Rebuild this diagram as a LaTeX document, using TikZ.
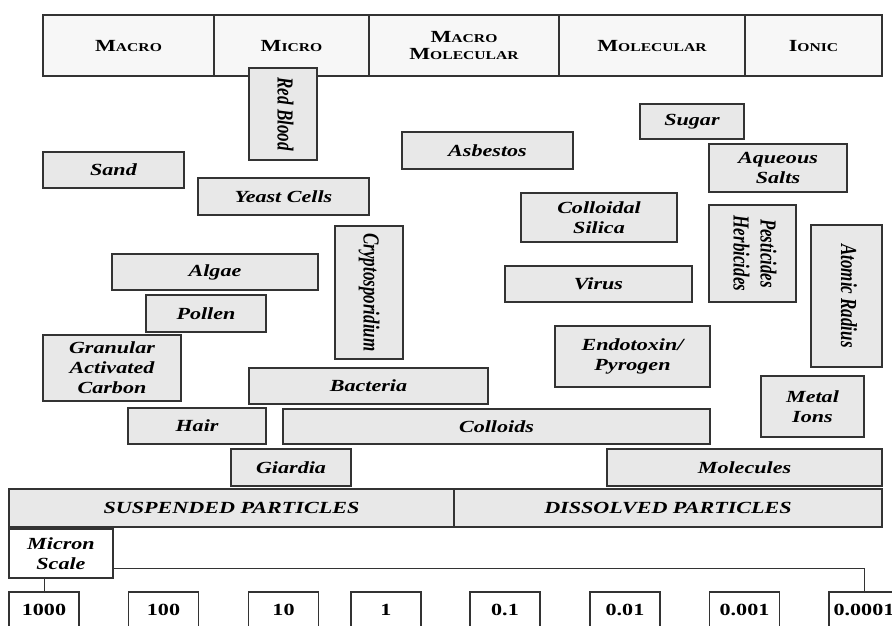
\documentclass[tikz,border=0pt]{standalone}
\usepackage{fontspec}
\setmainfont{Liberation Serif}
\newfontfamily\widefont[FakeStretch=1.3]{Liberation Serif}
\usepackage{graphicx}
\usepackage{tikz}

\newcommand{\hdr}[2]{{\fontsize{17}{17}\selectfont #1}#2}
\newcommand{\vlabel}[1]{\scalebox{1}[1.35]{\begin{tabular}{@{}c@{}}#1\end{tabular}}}

\begin{document}
\begin{tikzpicture}[x=1pt,y=-1pt,
    box/.style={draw=black!80, line width=1.2pt, fill=black!9, inner sep=0pt, align=center,
      font=\widefont\fontsize{17}{20}\selectfont\bfseries\itshape},
    head/.style={box, fill=black!3, minimum height=61pt,
      font=\widefont\fontsize{12}{17}\selectfont\bfseries},
    numbox/.style={box, fill=white, minimum width=70pt, minimum height=36pt,
      font=\widefont\fontsize{17}{20}\selectfont\bfseries},
    vbox/.style={box, rotate=-90, font=\fontsize{17}{20}\selectfont\bfseries\itshape},
    link/.style={draw=black!80, line width=0.9pt}]

    \useasboundingbox (0,0) rectangle (892,626);
    \clip (0,0) rectangle (892,626);

    % size classes
    \node[head, minimum width=171pt] (macro) at (128.5,45.5) {\hdr{M}{ACRO}};
    \node[head, minimum width=155pt] (micro) at (291.5,45.5) {\hdr{M}{ICRO}};
    \node[head, minimum width=190pt] (macromol) at (464,45.5) {\hdr{M}{ACRO}\\\hdr{M}{OLECULAR}};
    \node[head, minimum width=186pt] (molecular) at (652,45.5) {\hdr{M}{OLECULAR}};
    \node[head, minimum width=137pt] (ionic) at (813.5,45.5) {\hdr{I}{ONIC}};

    % particles
    \node[vbox, minimum width=92pt, minimum height=68pt] (redblood) at (283,114) {\vlabel{Red Blood}};
    \node[box, minimum width=141pt, minimum height=36pt] (sand) at (113.5,170) {Sand};
    \node[box, minimum width=171pt, minimum height=37pt] (yeast) at (283.5,196.5) {Yeast Cells};
    \node[box, minimum width=171pt, minimum height=37pt] (asbestos) at (487.5,150.5) {Asbestos};
    \node[box, minimum width=104pt, minimum height=35pt] (sugar) at (692,121.5) {Sugar};
    \node[box, minimum width=138pt, minimum height=48pt] (aqueous) at (778,168) {Aqueous\\Salts};
    \node[box, minimum width=156pt, minimum height=49pt] (silica) at (599,217.5) {Colloidal\\Silica};
    \node[vbox, minimum width=97pt, minimum height=87pt] (pesticides) at (752.5,253.5) {\vlabel{Pesticides\\Herbicides}};
    \node[vbox, minimum width=142pt, minimum height=71pt] (atomic) at (846.5,296) {\vlabel{Atomic Radius}};
    \node[vbox, minimum width=133pt, minimum height=68pt] (crypto) at (369,292.5) {\vlabel{Cryptosporidium}};
    \node[box, minimum width=206pt, minimum height=36pt] (algae) at (215,272) {Algae};
    \node[box, minimum width=120pt, minimum height=37pt] (pollen) at (206,313.5) {Pollen};
    \node[box, minimum width=187pt, minimum height=36pt] (virus) at (598.5,284) {Virus};
    \node[box, minimum width=155pt, minimum height=61pt] (endotoxin) at (632.5,356.5) {Endotoxin/\\Pyrogen};
    \node[box, minimum width=138pt, minimum height=66pt] (carbon) at (112,368) {Granular\\Activated\\Carbon};
    \node[box, minimum width=239pt, minimum height=36pt] (bacteria) at (368.5,386) {Bacteria};
    \node[box, minimum width=103pt, minimum height=61pt] (metal) at (812.5,406.5) {Metal\\Ions};
    \node[box, minimum width=138pt, minimum height=36pt] (hair) at (197,426) {Hair};
    \node[box, minimum width=427pt, minimum height=35pt] (colloids) at (496.5,426.5) {Colloids};
    \node[box, minimum width=120pt, minimum height=37pt] (giardia) at (291,467.5) {Giardia};
    \node[box, minimum width=275pt, minimum height=37pt] (molecules) at (744.5,467.5) {Molecules};
    \node[box, minimum width=445pt, minimum height=38pt] (suspended) at (231.5,508) {SUSPENDED PARTICLES};
    \node[box, minimum width=428pt, minimum height=38pt] (dissolved) at (668,508) {DISSOLVED PARTICLES};

    % micron scale
    \node[box, fill=white, minimum width=104pt, minimum height=49pt] (scale) at (61,553.5) {Micron\\Scale};
    \node[numbox] (n1000) at (44,610) {1000};
    \node[numbox] (n100) at (163.5,610) {100};
    \node[numbox] (n10) at (283.5,610) {10};
    \node[numbox] (n1) at (386,610) {1};
    \node[numbox] (n01) at (505,610) {0.1};
    \node[numbox] (n001) at (625,610) {0.01};
    \node[numbox] (n0001) at (744.5,610) {0.001};
    \node[numbox] (n00001) at (864,610) {0.0001};

    \draw[link] (n1000.north |- scale.south) -- (n1000.north);
    \draw[link] ([yshift=-14.5pt]scale.east) -| (n00001.north);
\end{tikzpicture}
\end{document}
++++++++++
Copy all the data exactly as written, but skip any picture.

▸ **RESPONSE TO THIS TASK**:
Rebuild this diagram as a LaTeX document, using TikZ.
\documentclass[tikz,border=0pt]{standalone}
\usepackage{fontspec}
\setmainfont{Liberation Serif}
\newfontfamily\widefont[FakeStretch=1.3]{Liberation Serif}
\usepackage{graphicx}
\usepackage{tikz}

\newcommand{\hdr}[2]{{\fontsize{17}{17}\selectfont #1}#2}
\newcommand{\vlabel}[1]{\scalebox{1}[1.35]{\begin{tabular}{@{}c@{}}#1\end{tabular}}}

\begin{document}
\begin{tikzpicture}[x=1pt,y=-1pt,
    box/.style={draw=black!80, line width=1.2pt, fill=black!9, inner sep=0pt, align=center,
      font=\widefont\fontsize{17}{20}\selectfont\bfseries\itshape},
    head/.style={box, fill=black!3, minimum height=61pt,
      font=\widefont\fontsize{12}{17}\selectfont\bfseries},
    numbox/.style={box, fill=white, minimum width=70pt, minimum height=36pt,
      font=\widefont\fontsize{17}{20}\selectfont\bfseries},
    vbox/.style={box, rotate=-90, font=\fontsize{17}{20}\selectfont\bfseries\itshape},
    link/.style={draw=black!80, line width=0.9pt}]

    \useasboundingbox (0,0) rectangle (892,626);
    \clip (0,0) rectangle (892,626);

    % size classes
    \node[head, minimum width=171pt] (macro) at (128.5,45.5) {\hdr{M}{ACRO}};
    \node[head, minimum width=155pt] (micro) at (291.5,45.5) {\hdr{M}{ICRO}};
    \node[head, minimum width=190pt] (macromol) at (464,45.5) {\hdr{M}{ACRO}\\\hdr{M}{OLECULAR}};
    \node[head, minimum width=186pt] (molecular) at (652,45.5) {\hdr{M}{OLECULAR}};
    \node[head, minimum width=137pt] (ionic) at (813.5,45.5) {\hdr{I}{ONIC}};

    % particles
    \node[vbox, minimum width=92pt, minimum height=68pt] (redblood) at (283,114) {\vlabel{Red Blood}};
    \node[box, minimum width=141pt, minimum height=36pt] (sand) at (113.5,170) {Sand};
    \node[box, minimum width=171pt, minimum height=37pt] (yeast) at (283.5,196.5) {Yeast Cells};
    \node[box, minimum width=171pt, minimum height=37pt] (asbestos) at (487.5,150.5) {Asbestos};
    \node[box, minimum width=104pt, minimum height=35pt] (sugar) at (692,121.5) {Sugar};
    \node[box, minimum width=138pt, minimum height=48pt] (aqueous) at (778,168) {Aqueous\\Salts};
    \node[box, minimum width=156pt, minimum height=49pt] (silica) at (599,217.5) {Colloidal\\Silica};
    \node[vbox, minimum width=97pt, minimum height=87pt] (pesticides) at (752.5,253.5) {\vlabel{Pesticides\\Herbicides}};
    \node[vbox, minimum width=142pt, minimum height=71pt] (atomic) at (846.5,296) {\vlabel{Atomic Radius}};
    \node[vbox, minimum width=133pt, minimum height=68pt] (crypto) at (369,292.5) {\vlabel{Cryptosporidium}};
    \node[box, minimum width=206pt, minimum height=36pt] (algae) at (215,272) {Algae};
    \node[box, minimum width=120pt, minimum height=37pt] (pollen) at (206,313.5) {Pollen};
    \node[box, minimum width=187pt, minimum height=36pt] (virus) at (598.5,284) {Virus};
    \node[box, minimum width=155pt, minimum height=61pt] (endotoxin) at (632.5,356.5) {Endotoxin/\\Pyrogen};
    \node[box, minimum width=138pt, minimum height=66pt] (carbon) at (112,368) {Granular\\Activated\\Carbon};
    \node[box, minimum width=239pt, minimum height=36pt] (bacteria) at (368.5,386) {Bacteria};
    \node[box, minimum width=103pt, minimum height=61pt] (metal) at (812.5,406.5) {Metal\\Ions};
    \node[box, minimum width=138pt, minimum height=36pt] (hair) at (197,426) {Hair};
    \node[box, minimum width=427pt, minimum height=35pt] (colloids) at (496.5,426.5) {Colloids};
    \node[box, minimum width=120pt, minimum height=37pt] (giardia) at (291,467.5) {Giardia};
    \node[box, minimum width=275pt, minimum height=37pt] (molecules) at (744.5,467.5) {Molecules};
    \node[box, minimum width=445pt, minimum height=38pt] (suspended) at (231.5,508) {SUSPENDED PARTICLES};
    \node[box, minimum width=428pt, minimum height=38pt] (dissolved) at (668,508) {DISSOLVED PARTICLES};

    % micron scale
    \node[box, fill=white, minimum width=104pt, minimum height=49pt] (scale) at (61,553.5) {Micron\\Scale};
    \node[numbox] (n1000) at (44,610) {1000};
    \node[numbox] (n100) at (163.5,610) {100};
    \node[numbox] (n10) at (283.5,610) {10};
    \node[numbox] (n1) at (386,610) {1};
    \node[numbox] (n01) at (505,610) {0.1};
    \node[numbox] (n001) at (625,610) {0.01};
    \node[numbox] (n0001) at (744.5,610) {0.001};
    \node[numbox] (n00001) at (864,610) {0.0001};

    \draw[link] (n1000.north |- scale.south) -- (n1000.north);
    \draw[link] ([yshift=-14.5pt]scale.east) -| (n00001.north);
\end{tikzpicture}
\end{document}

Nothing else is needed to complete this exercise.